A certain level of indulgence and lack of logicality is acceptable. But what would you do when this is the standard on which the entire drama is founded? Sample this, Soora Sangu in a tipsy state casually walks into an anatomy lab of a medical college with a session in progress to spend some time with the body of his dead sister. This manner of illogicalness percolates throughout the script. Also, the cruel intention of the antagonist is overdone to just milk emotions which only puts the audience in an uncomfortable spot. Given actor Vijay Sethupathi’s handling of dialogues of the film, it is only fair as a spectator to have some expectations. Even on that end Kulasami disappoints us to a great degree. 

Actor Vimal has a reputation for not only being an ideal budget hero but also a good performer. He cakewalks his part comfortably without shedding a sweat. Actress Tanya Hope in an emblematic Tamil cinema heroine filler role. Sadly, the actress grapples even in a part that demands so less of her. Actor Bose Venkat once again showcases what a topnotch performer he is. Actress Saravana Sakthi makes his presence felt even in a limited screen space. Actress Vinodhini Vaidyanathan lifts her badly shaped part. Actor S R Jankid does complete justice to his part. Actor Mahanadi Shankar is effective as usual. Actor Jananai Balu makes an impact. Actor Muthu Pandi lives up to the purpose for which he was brought on board. Actors Karnaaraja, Murugavel, Rishi, Hariharan, Vinoth, Jeya Sooriya, and Arun, have all chipped in and have played their part well. The rest of the cast has delivered what was asked of them. 

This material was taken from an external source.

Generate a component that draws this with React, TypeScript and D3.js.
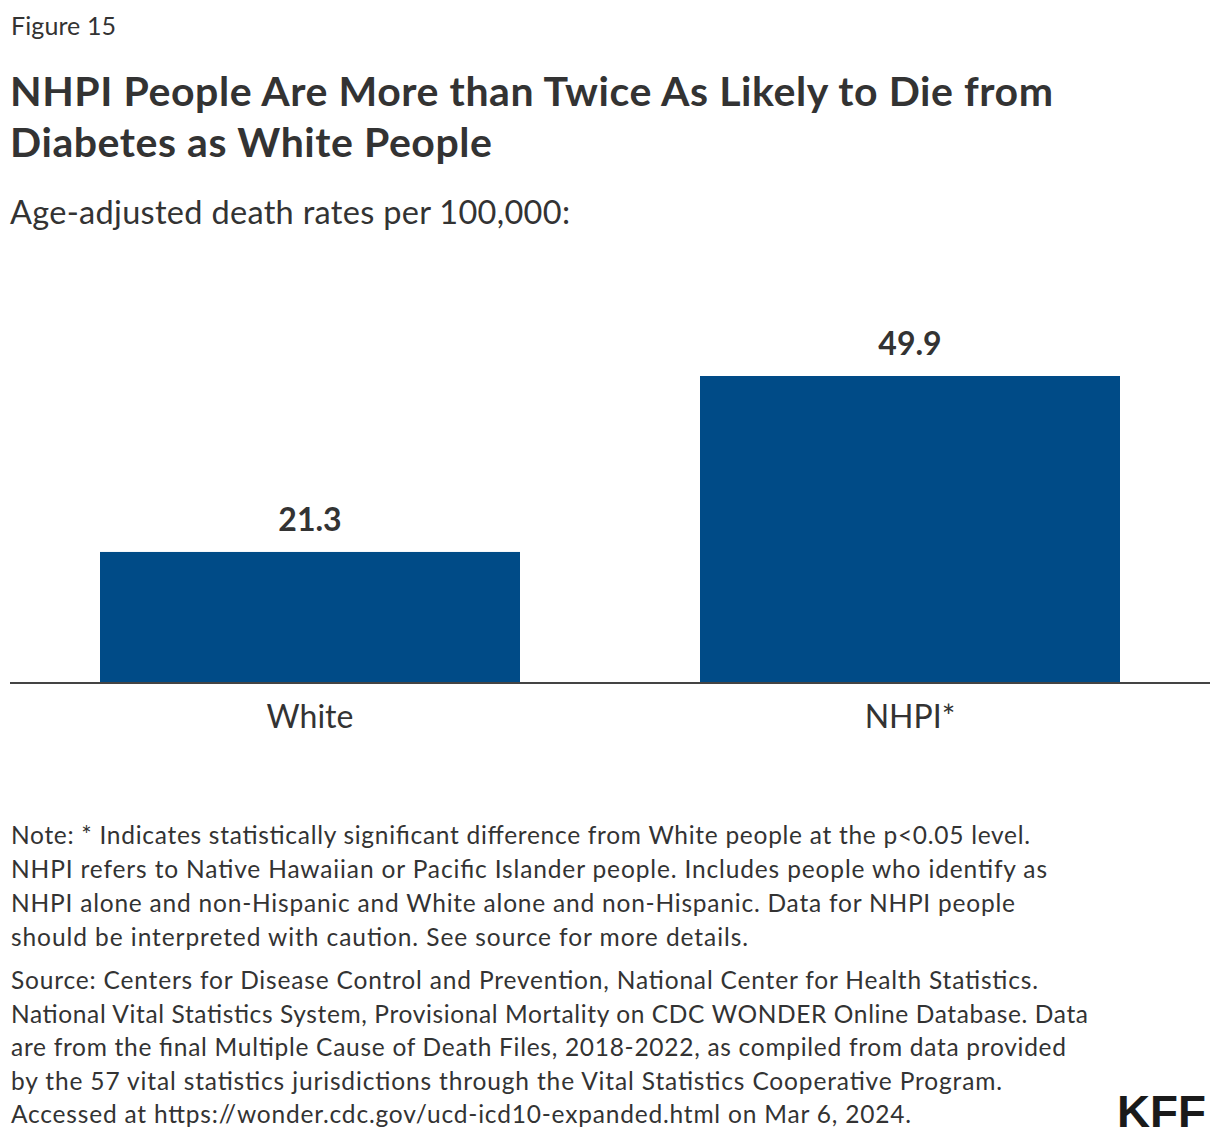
import React from "react";
import * as d3 from "d3";

const categories = ["White", "NHPI*"];
const values = [21.3, 49.9];
const valueLabels = ["21.3", "49.9"];

const titleLines = [
  "NHPI People Are More than Twice As Likely to Die from",
  "Diabetes as White People",
];
const subtitle = "Age-adjusted death rates per 100,000:";
const noteLines = [
  "Note: * Indicates statistically significant difference from White people at the p<0.05 level.",
  "NHPI refers to Native Hawaiian or Pacific Islander people. Includes people who identify as",
  "NHPI alone and non-Hispanic and White alone and non-Hispanic. Data for NHPI people",
  "should be interpreted with caution. See source for more details.",
];
const sourceLines = [
  "Source: Centers for Disease Control and Prevention, National Center for Health Statistics.",
  "National Vital Statistics System, Provisional Mortality on CDC WONDER Online Database. Data",
  "are from the final Multiple Cause of Death Files, 2018-2022, as compiled from data provided",
  "by the 57 vital statistics jurisdictions through the Vital Statistics Cooperative Program.",
  "Accessed at https://wonder.cdc.gov/ucd-icd10-expanded.html on Mar 6, 2024.",
];

// rendered line widths (layout only)
const titleWidths = [1043, 482];
const noteWidths = [1019, 1036, 1004, 737];
const sourceWidths = [1027, 1077, 1055, 991, 900];

const W = 1220;
const H = 1142;
const FONT = "'Source Sans Pro', Lato, 'Open Sans', sans-serif";
const TEXT = "#333333";
const BAR = "#004b87";

export default function App() {
  const baseline = 683;
  const x = d3
    .scaleBand<string>()
    .domain(categories)
    .range([10, 1210])
    .paddingInner(0.3)
    .paddingOuter(0.15);
  const y = d3.scaleLinear().domain([0, 49.9]).range([baseline, 376]);

  return (
    <svg
      width={W}
      height={H}
      style={{ position: "absolute", left: 0, top: 0, background: "#fff" }}
      fontFamily={FONT}
    >
      <rect x={0} y={0} width={W} height={H} fill="#fff" />
      <text x={11} y={35} fontSize={25} fill={TEXT} textLength={105} lengthAdjust="spacing">
        Figure 15
      </text>
      {titleLines.map((t, i) => (
        <text
          key={i}
          x={10}
          y={106 + i * 51}
          fontSize={41}
          fontWeight={700}
          fill={TEXT}
          textLength={titleWidths[i]}
          lengthAdjust="spacing"
        >
          {t}
        </text>
      ))}
      <text x={10} y={224} fontSize={32.5} fill={TEXT} textLength={560} lengthAdjust="spacing">
        {subtitle}
      </text>

      {categories.map((c, i) => (
        <g key={c}>
          <rect
            x={x(c)}
            y={y(values[i])}
            width={x.bandwidth()}
            height={baseline - y(values[i])}
            fill={BAR}
          />
          <text
            x={(x(c) as number) + x.bandwidth() / 2}
            y={y(values[i]) - 21}
            textAnchor="middle"
            fontSize={32}
            fontWeight={700}
            fill={TEXT}
          >
            {valueLabels[i]}
          </text>
          <text
            x={(x(c) as number) + x.bandwidth() / 2}
            y={728}
            textAnchor="middle"
            fontSize={32}
            fill={TEXT}
          >
            {c}
          </text>
        </g>
      ))}
      <line x1={10} x2={1210} y1={baseline} y2={baseline} stroke="#444" strokeWidth={2} />

      {noteLines.map((t, i) => (
        <text
          key={i}
          x={11}
          y={844 + i * 34}
          fontSize={24.5}
          fill={TEXT}
          textLength={noteWidths[i]}
          lengthAdjust="spacing"
        >
          {t}
        </text>
      ))}
      {sourceLines.map((t, i) => (
        <text
          key={i}
          x={11}
          y={989 + i * 33.5}
          fontSize={24.5}
          fill={TEXT}
          textLength={sourceWidths[i]}
          lengthAdjust="spacing"
        >
          {t}
        </text>
      ))}
      <text
        x={1206}
        y={1127}
        textAnchor="end"
        fontSize={44}
        fontWeight={900}
        fill="#1a1a1a"
        fontFamily="'Liberation Sans', Arial, sans-serif"
        textLength={89}
        lengthAdjust="spacingAndGlyphs"
      >
        KFF
      </text>
    </svg>
  );
}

On the technical front, music director Zee Star Mahalingam’s music adds little value to the flick. His tracks are not so interesting. Even his background score is just jarring and deafening. Especially, in the build up to the mass moments. Cinematographer Wide Angle Ravi Chandran has done a fine job covering the drama. He has put his cameras in the best vantage points possible. Editor Gopi Krishnan has clipped and clubbed the clips to supplement the work of his colleague. 

On the whole, actor Vimal’s Kulasami sucks the life out of its audience with its reckless screenplay and shoddy staging.